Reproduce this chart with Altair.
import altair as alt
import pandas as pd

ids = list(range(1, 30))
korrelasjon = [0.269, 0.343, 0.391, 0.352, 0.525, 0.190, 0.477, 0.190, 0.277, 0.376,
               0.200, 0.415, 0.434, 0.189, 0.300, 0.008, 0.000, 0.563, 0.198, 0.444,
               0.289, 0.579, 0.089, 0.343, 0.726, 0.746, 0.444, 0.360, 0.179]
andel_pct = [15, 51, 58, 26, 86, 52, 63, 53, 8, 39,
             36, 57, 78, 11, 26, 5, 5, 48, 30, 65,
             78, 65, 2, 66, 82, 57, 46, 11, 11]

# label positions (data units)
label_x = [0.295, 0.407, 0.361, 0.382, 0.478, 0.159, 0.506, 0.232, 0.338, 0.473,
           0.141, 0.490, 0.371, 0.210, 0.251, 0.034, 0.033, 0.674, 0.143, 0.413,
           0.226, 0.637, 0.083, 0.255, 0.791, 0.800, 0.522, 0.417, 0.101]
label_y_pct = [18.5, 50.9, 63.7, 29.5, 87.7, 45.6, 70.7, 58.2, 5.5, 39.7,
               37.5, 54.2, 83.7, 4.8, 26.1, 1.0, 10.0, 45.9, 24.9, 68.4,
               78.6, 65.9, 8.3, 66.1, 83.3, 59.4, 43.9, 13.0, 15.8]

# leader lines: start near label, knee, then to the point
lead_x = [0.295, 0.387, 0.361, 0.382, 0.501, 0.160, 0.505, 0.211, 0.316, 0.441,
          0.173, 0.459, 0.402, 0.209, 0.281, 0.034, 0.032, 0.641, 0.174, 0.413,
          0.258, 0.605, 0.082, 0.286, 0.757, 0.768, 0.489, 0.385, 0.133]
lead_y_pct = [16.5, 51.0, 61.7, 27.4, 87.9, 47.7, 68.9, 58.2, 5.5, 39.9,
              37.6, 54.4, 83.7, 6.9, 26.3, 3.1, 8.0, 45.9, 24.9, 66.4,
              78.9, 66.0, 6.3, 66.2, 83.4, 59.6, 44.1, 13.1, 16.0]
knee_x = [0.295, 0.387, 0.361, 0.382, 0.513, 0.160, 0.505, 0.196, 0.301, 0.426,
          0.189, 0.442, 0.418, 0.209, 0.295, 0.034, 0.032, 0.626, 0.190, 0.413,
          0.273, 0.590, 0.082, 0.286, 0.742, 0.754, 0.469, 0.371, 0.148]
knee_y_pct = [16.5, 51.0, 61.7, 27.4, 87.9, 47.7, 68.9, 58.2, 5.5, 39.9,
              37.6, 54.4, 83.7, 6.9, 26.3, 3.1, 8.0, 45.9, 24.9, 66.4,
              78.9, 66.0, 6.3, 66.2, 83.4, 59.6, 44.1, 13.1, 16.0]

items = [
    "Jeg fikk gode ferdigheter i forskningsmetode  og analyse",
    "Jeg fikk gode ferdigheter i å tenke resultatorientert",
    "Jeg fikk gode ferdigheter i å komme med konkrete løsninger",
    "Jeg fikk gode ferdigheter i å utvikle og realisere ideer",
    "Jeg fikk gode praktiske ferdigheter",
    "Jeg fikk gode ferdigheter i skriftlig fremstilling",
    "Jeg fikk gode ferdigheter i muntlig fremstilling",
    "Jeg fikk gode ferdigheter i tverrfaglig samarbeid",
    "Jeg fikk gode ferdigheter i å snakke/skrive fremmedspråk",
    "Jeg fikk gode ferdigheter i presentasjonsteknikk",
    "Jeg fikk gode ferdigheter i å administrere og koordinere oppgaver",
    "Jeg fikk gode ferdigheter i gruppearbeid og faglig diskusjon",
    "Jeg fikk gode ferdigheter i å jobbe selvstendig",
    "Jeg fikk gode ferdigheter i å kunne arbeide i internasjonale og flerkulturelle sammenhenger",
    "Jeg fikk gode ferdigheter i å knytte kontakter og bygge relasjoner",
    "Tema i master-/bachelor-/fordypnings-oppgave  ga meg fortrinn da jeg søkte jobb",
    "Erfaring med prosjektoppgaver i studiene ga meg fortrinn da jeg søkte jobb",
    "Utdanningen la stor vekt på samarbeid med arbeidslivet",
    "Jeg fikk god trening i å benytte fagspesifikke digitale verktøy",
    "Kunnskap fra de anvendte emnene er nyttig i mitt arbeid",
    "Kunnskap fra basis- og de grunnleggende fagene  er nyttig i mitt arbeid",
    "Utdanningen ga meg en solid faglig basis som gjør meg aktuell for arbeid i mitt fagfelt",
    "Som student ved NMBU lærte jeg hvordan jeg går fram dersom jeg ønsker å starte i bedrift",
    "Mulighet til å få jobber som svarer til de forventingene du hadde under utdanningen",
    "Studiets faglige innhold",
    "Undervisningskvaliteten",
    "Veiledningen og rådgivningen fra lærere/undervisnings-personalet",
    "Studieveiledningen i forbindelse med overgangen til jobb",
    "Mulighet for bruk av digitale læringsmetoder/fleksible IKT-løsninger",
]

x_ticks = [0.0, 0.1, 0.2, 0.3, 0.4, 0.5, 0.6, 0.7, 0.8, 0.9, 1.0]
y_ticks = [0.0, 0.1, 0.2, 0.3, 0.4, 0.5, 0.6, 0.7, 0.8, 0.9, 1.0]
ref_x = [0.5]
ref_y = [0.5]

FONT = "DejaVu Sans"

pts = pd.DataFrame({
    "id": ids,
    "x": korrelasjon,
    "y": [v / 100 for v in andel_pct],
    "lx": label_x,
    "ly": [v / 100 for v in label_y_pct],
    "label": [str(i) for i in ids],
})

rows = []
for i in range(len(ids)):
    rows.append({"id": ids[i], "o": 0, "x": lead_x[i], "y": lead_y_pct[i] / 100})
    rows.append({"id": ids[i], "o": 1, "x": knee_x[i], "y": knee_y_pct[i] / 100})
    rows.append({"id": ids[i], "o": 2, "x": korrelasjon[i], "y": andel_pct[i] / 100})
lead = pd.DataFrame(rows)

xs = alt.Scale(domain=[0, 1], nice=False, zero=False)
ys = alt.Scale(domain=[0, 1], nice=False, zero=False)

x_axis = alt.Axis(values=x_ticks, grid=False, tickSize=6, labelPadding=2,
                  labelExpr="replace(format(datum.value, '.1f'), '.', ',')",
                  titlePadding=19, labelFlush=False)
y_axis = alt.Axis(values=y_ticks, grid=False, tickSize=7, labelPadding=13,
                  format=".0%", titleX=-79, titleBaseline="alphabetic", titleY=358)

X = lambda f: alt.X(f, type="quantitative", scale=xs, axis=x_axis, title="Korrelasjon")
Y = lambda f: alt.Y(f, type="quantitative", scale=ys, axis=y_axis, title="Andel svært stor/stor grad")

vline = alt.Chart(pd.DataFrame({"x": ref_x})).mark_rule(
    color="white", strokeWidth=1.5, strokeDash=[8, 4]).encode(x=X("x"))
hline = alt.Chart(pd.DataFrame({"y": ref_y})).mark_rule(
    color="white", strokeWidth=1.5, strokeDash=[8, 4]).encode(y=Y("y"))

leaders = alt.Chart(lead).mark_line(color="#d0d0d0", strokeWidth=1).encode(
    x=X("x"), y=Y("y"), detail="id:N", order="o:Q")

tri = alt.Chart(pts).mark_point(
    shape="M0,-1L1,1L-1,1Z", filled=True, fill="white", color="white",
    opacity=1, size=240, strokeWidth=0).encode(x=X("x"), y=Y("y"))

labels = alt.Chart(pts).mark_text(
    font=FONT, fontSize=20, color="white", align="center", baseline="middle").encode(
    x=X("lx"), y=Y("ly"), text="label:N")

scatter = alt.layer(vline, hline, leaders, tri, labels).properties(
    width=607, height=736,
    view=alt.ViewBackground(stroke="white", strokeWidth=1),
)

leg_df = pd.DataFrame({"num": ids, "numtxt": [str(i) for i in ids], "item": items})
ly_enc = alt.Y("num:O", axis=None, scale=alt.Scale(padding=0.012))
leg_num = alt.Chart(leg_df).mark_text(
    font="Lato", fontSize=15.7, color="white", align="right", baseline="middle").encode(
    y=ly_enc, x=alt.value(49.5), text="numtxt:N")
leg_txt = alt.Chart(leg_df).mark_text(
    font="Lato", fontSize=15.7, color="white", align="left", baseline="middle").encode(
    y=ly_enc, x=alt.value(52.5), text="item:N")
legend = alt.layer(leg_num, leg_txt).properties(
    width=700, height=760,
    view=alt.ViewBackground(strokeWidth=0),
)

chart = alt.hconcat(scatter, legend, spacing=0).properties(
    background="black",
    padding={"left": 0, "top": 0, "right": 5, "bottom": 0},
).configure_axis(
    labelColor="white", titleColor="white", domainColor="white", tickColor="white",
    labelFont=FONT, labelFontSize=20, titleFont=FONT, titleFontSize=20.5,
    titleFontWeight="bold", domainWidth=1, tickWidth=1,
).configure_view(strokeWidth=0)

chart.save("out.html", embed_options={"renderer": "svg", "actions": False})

··········

■ **REQUIREMENTS**
Print exactly, and only, the lines beginning at the top of the listing and ending at the line with "78.6, 65.9, 8.3, 66.1, 83.3, 59.4, 43.9, 13.0, 15.8]".

■ **OUTPUT OF THE EXERCISE**
Reproduce this chart with Altair.
import altair as alt
import pandas as pd

ids = list(range(1, 30))
korrelasjon = [0.269, 0.343, 0.391, 0.352, 0.525, 0.190, 0.477, 0.190, 0.277, 0.376,
               0.200, 0.415, 0.434, 0.189, 0.300, 0.008, 0.000, 0.563, 0.198, 0.444,
               0.289, 0.579, 0.089, 0.343, 0.726, 0.746, 0.444, 0.360, 0.179]
andel_pct = [15, 51, 58, 26, 86, 52, 63, 53, 8, 39,
             36, 57, 78, 11, 26, 5, 5, 48, 30, 65,
             78, 65, 2, 66, 82, 57, 46, 11, 11]

# label positions (data units)
label_x = [0.295, 0.407, 0.361, 0.382, 0.478, 0.159, 0.506, 0.232, 0.338, 0.473,
           0.141, 0.490, 0.371, 0.210, 0.251, 0.034, 0.033, 0.674, 0.143, 0.413,
           0.226, 0.637, 0.083, 0.255, 0.791, 0.800, 0.522, 0.417, 0.101]
label_y_pct = [18.5, 50.9, 63.7, 29.5, 87.7, 45.6, 70.7, 58.2, 5.5, 39.7,
               37.5, 54.2, 83.7, 4.8, 26.1, 1.0, 10.0, 45.9, 24.9, 68.4,
               78.6, 65.9, 8.3, 66.1, 83.3, 59.4, 43.9, 13.0, 15.8]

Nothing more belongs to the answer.